We can confirm the BOG OUT is fast to deploy and attach to the stuck vehicle. But that does not alleviate the time it takes to construct a safe and effective anchor. Regardless of using a BOG OUT or a winch, you still need to understand and have practical experience at setting an anchor sufficient to manage the forces needed during a recovery. Looping the end of a BOG OUT over the ball hitch of another vehicle (or anchoring with a chain) would not be a smart idea:
If you are an experienced off-road driver, you likely already have all of the equipment you need, and this would be unnecessary. We suppose it could serve as a backup to a traditional winch so long as you understand the limitations and have trained with it.
- Very lightweight compared to a traditional winch
- Synthetic materials (opposed to braided cable found on some winches)
- Relatively inexpensive for the functionality. ~$300 as opposed to ~$1000 for a winch
- You don’t need a potentially expensive bumper mount for it (as you would a winch)
- Can also be used as a static line for towing
- You have to pay very close attention to the line of pull–if the material does not wind over the tire evenly, you can cause catastrophic damage to your vehicle.
- A single BOG OUT is only 4.5-meters long (9-meters with a double kit)–opposed to 30-meters on a winch. While both a BOG OUT and winch have their max effectiveness at the furthest extension, rarely do you find a suitable anchor point within a body length of the vehicle on a straight line of travel. If you were to slide off of an icy road into a ditch–it would not be effective at helping you recover to the road.
- Winches are normally operated outside of the vehicle where the operator can observe the line, the pull, the anchor, etc.

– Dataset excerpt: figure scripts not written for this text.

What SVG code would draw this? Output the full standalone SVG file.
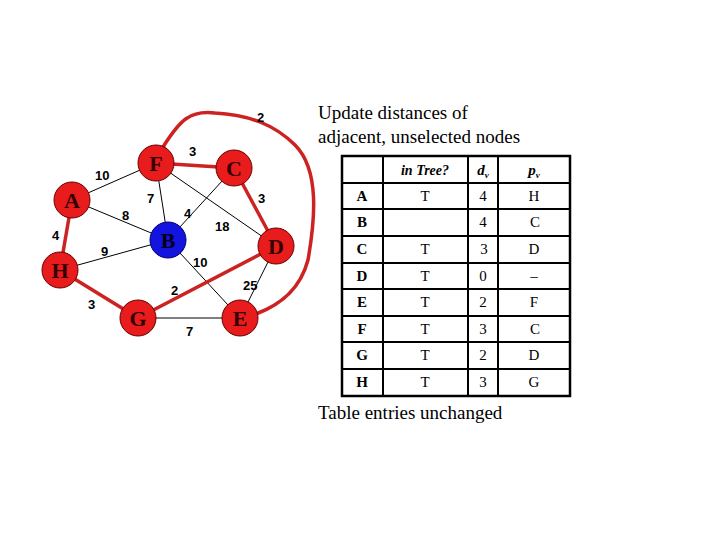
<svg xmlns="http://www.w3.org/2000/svg" width="720" height="540" viewBox="0 0 720 540">
<style>
.t{stroke:#000;stroke-width:1}
.r{stroke:#cc2222;stroke-width:3.5;fill:none}
.n circle{fill:#e81c1c;stroke:#600;stroke-width:1}
.n text{font-family:"Liberation Serif",serif;font-size:22px;font-weight:bold;text-anchor:middle;fill:#300}
.w{font-family:"Liberation Sans",sans-serif;font-size:13px;font-weight:bold}
.c{font-family:"Liberation Serif",serif;font-size:15px;text-anchor:middle}
.g line{stroke:#000;stroke-width:2}
</style>
<rect width="720" height="540" fill="#fff"/>
<g id="connectors">
<line class="t" x1="72" y1="200" x2="156" y2="163"/>
<line class="t" x1="72" y1="200" x2="168" y2="240"/>
<line class="t" x1="156" y1="163" x2="168" y2="240"/>
<line class="t" x1="156" y1="163" x2="276" y2="246"/>
<line class="t" x1="234" y1="168" x2="168" y2="240"/>
<line class="t" x1="60" y1="270" x2="168" y2="240"/>
<line class="t" x1="168" y1="240" x2="240" y2="318"/>
<line class="t" x1="276" y1="246" x2="240" y2="318"/>
<line class="t" x1="138" y1="318" x2="240" y2="318"/>
<line class="r" x1="156" y1="163" x2="234" y2="168"/>
<line class="r" x1="234" y1="168" x2="276" y2="246"/>
<line class="r" x1="72" y1="200" x2="60" y2="270"/>
<line class="r" x1="60" y1="270" x2="138" y2="318"/>
<line class="r" x1="138" y1="318" x2="276" y2="246"/>
<path class="r" d="M163,147 C180,120 190,110 215,113 C250,115 275,125 295,145 C320,170 315,220 308,260 C300,290 280,305 256,314"/>
</g>
<g class="w">
<text x="257" y="122">2</text><text x="189" y="156">3</text><text x="95" y="180">10</text>
<text x="147" y="203">7</text><text x="258" y="203">3</text><text x="122" y="220">8</text>
<text x="184" y="218">4</text><text x="215" y="231">18</text><text x="52" y="240">4</text>
<text x="101" y="256">9</text><text x="193" y="267">10</text><text x="243" y="290">25</text>
<text x="171" y="295">2</text><text x="88" y="309">3</text><text x="186" y="336">7</text>
</g>
<g id="F" class="n"><circle cx="156" cy="163" r="18"/><text x="156" y="171">F</text></g>
<g id="C" class="n"><circle cx="234" cy="168" r="18"/><text x="234" y="176">C</text></g>
<g id="A" class="n"><circle cx="72" cy="200" r="18"/><text x="72" y="208">A</text></g>
<g id="B" class="n"><circle cx="168" cy="240" r="18" style="fill:#1414e0;stroke:#006"/><text x="168" y="248" style="fill:#001">B</text></g>
<g id="D" class="n"><circle cx="276" cy="246" r="18"/><text x="276" y="254">D</text></g>
<g id="H" class="n"><circle cx="60" cy="270" r="18"/><text x="60" y="278">H</text></g>
<g id="G" class="n"><circle cx="138" cy="318" r="18"/><text x="138" y="326">G</text></g>
<g id="E" class="n"><circle cx="240" cy="318" r="18"/><text x="240" y="326">E</text></g>
<text x="318" y="119" font-family="Liberation Serif,serif" font-size="19">Update distances of</text>
<text x="318" y="143" font-family="Liberation Serif,serif" font-size="19">adjacent, unselected nodes</text>
<text x="318" y="419" font-family="Liberation Serif,serif" font-size="19">Table entries unchanged</text>
<g id="table" class="g">
<rect x="342" y="156" width="228" height="240" fill="#fff" stroke="#000" stroke-width="2.5"/>
<line x1="383" y1="156" x2="383" y2="396"/><line x1="468" y1="156" x2="468" y2="396"/><line x1="498" y1="156" x2="498" y2="396"/>
<line x1="342" y1="183" x2="570" y2="183"/><line x1="342" y1="209" x2="570" y2="209"/><line x1="342" y1="236" x2="570" y2="236"/>
<line x1="342" y1="263" x2="570" y2="263"/><line x1="342" y1="289" x2="570" y2="289"/><line x1="342" y1="316" x2="570" y2="316"/>
<line x1="342" y1="342" x2="570" y2="342"/><line x1="342" y1="369" x2="570" y2="369"/>
</g>
<g class="c">
<text x="425" y="175" font-style="italic" font-weight="bold" font-size="14">in Tree?</text>
<text x="483" y="175" font-style="italic" font-weight="bold">d<tspan font-size="9" dy="3">v</tspan></text>
<text x="534" y="175" font-style="italic" font-weight="bold">p<tspan font-size="9" dy="3">v</tspan></text>
<g font-weight="bold"><text x="362" y="201">A</text><text x="362" y="227">B</text><text x="362" y="254">C</text><text x="362" y="281">D</text><text x="362" y="307">E</text><text x="362" y="334">F</text><text x="362" y="360">G</text><text x="362" y="387">H</text></g>
<text x="425" y="201">T</text><text x="425" y="254">T</text><text x="425" y="281">T</text><text x="425" y="307">T</text><text x="425" y="334">T</text><text x="425" y="360">T</text><text x="425" y="387">T</text>
<text x="483" y="201">4</text><text x="483" y="227">4</text><text x="484" y="254">3</text><text x="483" y="281">0</text><text x="483" y="307">2</text><text x="483" y="334">3</text><text x="483" y="360">2</text><text x="483" y="387">3</text>
<text x="534" y="201">H</text><text x="535" y="227">C</text><text x="534" y="254">D</text><text x="534" y="281">–</text><text x="534" y="307">F</text><text x="535" y="334">C</text><text x="534" y="360">D</text><text x="534" y="387">G</text>
</g>
</svg>
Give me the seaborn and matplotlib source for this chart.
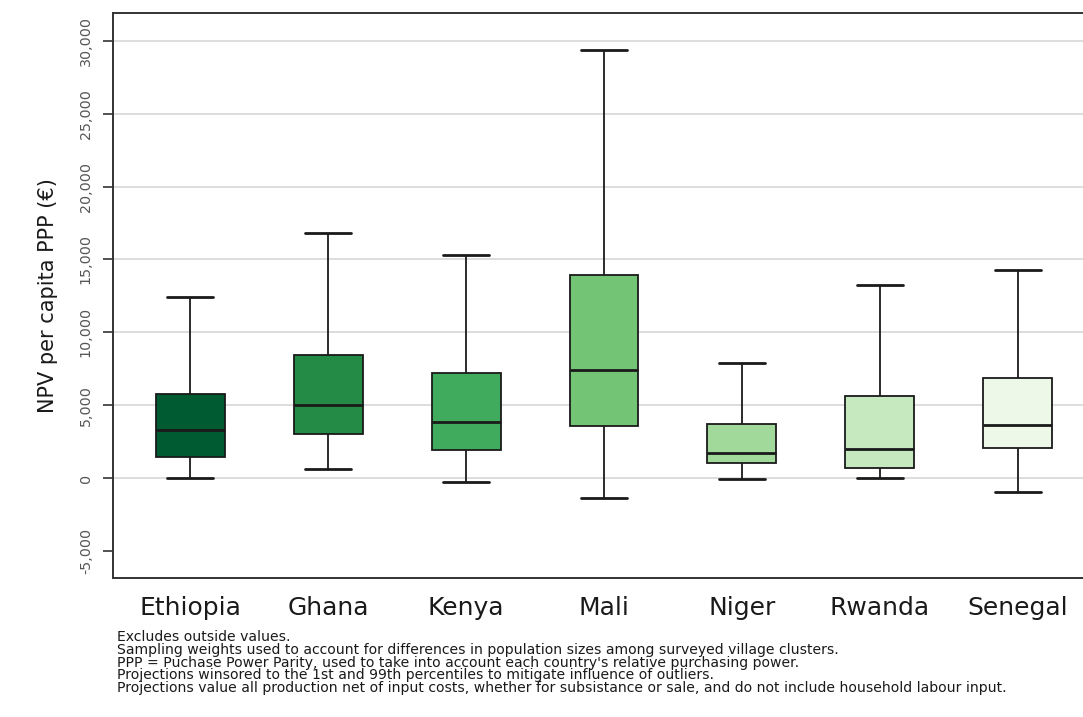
import numpy as np
import pandas as pd
import matplotlib
matplotlib.use("Agg")
import matplotlib.pyplot as plt
import seaborn as sns

# ===================== DATA =====================
countries = ["Ethiopia", "Ghana", "Kenya", "Mali", "Niger", "Rwanda", "Senegal"]
whisker_low = [0, 650, -250, -1350, -100, 0, -950]
q1 = [1450, 3050, 1900, 3550, 1050, 700, 2050]
median = [3300, 5000, 3850, 7400, 1750, 2000, 3650]
q3 = [5750, 8450, 7200, 13950, 3700, 5650, 6850]
whisker_high = [12450, 16800, 15300, 29400, 7900, 13250, 14300]
box_colors = ["#005a32", "#238b45", "#41ab5d", "#74c476", "#a1d99b", "#c7e9c0", "#edf8e9"]

y_ticks = [-5000, 0, 5000, 10000, 15000, 20000, 25000, 30000]
notes = [
    "Excludes outside values.",
    "Sampling weights used to account for differences in population sizes among surveyed village clusters.",
    "PPP = Puchase Power Parity, used to take into account each country's relative purchasing power.",
    "Projections winsored to the 1st and 99th percentiles to mitigate influence of outliers.",
    "Projections value all production net of input costs, whether for subsistance or sale, and do not include household labour input.",
]

# five summary values per country -> quartiles come out exactly with whis=(0, 100)
rows = []
for i, c in enumerate(countries):
    for v in (whisker_low[i], q1[i], median[i], q3[i], whisker_high[i]):
        rows.append({"country": c, "npv": v})
df = pd.DataFrame(rows)

# ===================== PLOT =====================
sns.set_style("white")
plt.rcParams["font.family"] = ["DejaVu Sans"]

fig = plt.figure(figsize=(10.83, 7.17), dpi=100)
ax = fig.add_axes([113 / 1083, 139 / 717, 982 / 1083, 565 / 717])

line_c = "#1a1a1a"
sns.boxplot(data=df, x="country", y="npv", hue="country", palette=box_colors,
            order=countries, hue_order=countries, legend=False,
            whis=(0, 100), width=0.5, saturation=1, linecolor=line_c,
            linewidth=1.2, showfliers=False, ax=ax,
            capwidths=0.33,
            boxprops=dict(edgecolor=line_c, linewidth=1.3),
            medianprops=dict(color=line_c, linewidth=2.0),
            whiskerprops=dict(color=line_c, linewidth=1.3),
            capprops=dict(color=line_c, linewidth=2.0))

ax.set_xlim(-0.56, 6.56)
ax.set_ylim(-6865, 31922)
ax.set_yticks(y_ticks)
ax.set_yticklabels([f"{t:,}" for t in y_ticks], rotation=90, va="center",
                   fontsize=10.3, color="#555555")
ax.tick_params(axis="y", length=7.5, width=1.2, color="#333333", pad=7, left=True)
ax.tick_params(axis="x", length=0, pad=13, labelsize=18, labelcolor="#1a1a1a")

for t in y_ticks:
    if t >= 0:
        ax.axhline(t, color="#dddddd", linewidth=1.4, zorder=0)

ax.set_xlabel("")
ax.set_ylabel("NPV per capita PPP (€)", fontsize=15, color="#1a1a1a", labelpad=15)

for side in ["left", "bottom", "top", "right"]:
    ax.spines[side].set_color("#333333")
    ax.spines[side].set_linewidth(1.4)

for k, note in enumerate(notes):
    fig.text(117 / 1083, 1 - (637 + 12.8 * k) / 717, note, fontsize=10.1,
             va="center", ha="left", color="#1a1a1a")

fig.savefig("out.png", dpi=100)
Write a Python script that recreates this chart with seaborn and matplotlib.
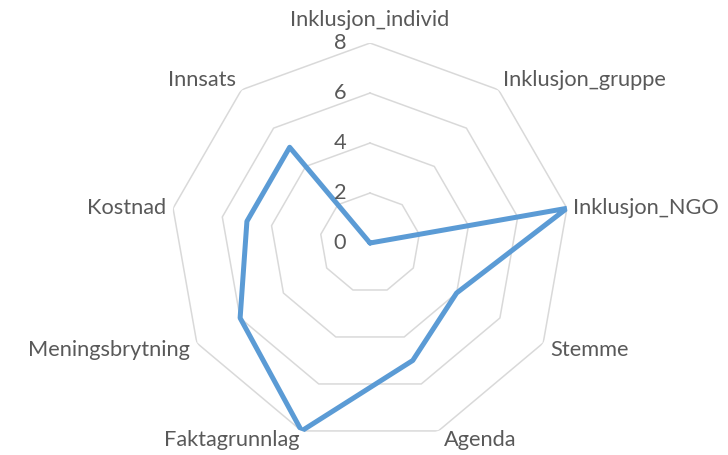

BOG OUT requires you to drive the vehicle over the device (which must be precisely wound to prevent damage). This means frequent observation–ideally, you have a second person.
If you decide to add the BOG OUT to your kit, you should ensure you have additional tow rope (or recovery strap), shackles (a mix of hard and soft is a good idea), gloves, and a shovel. These are the items you should have at a minimum.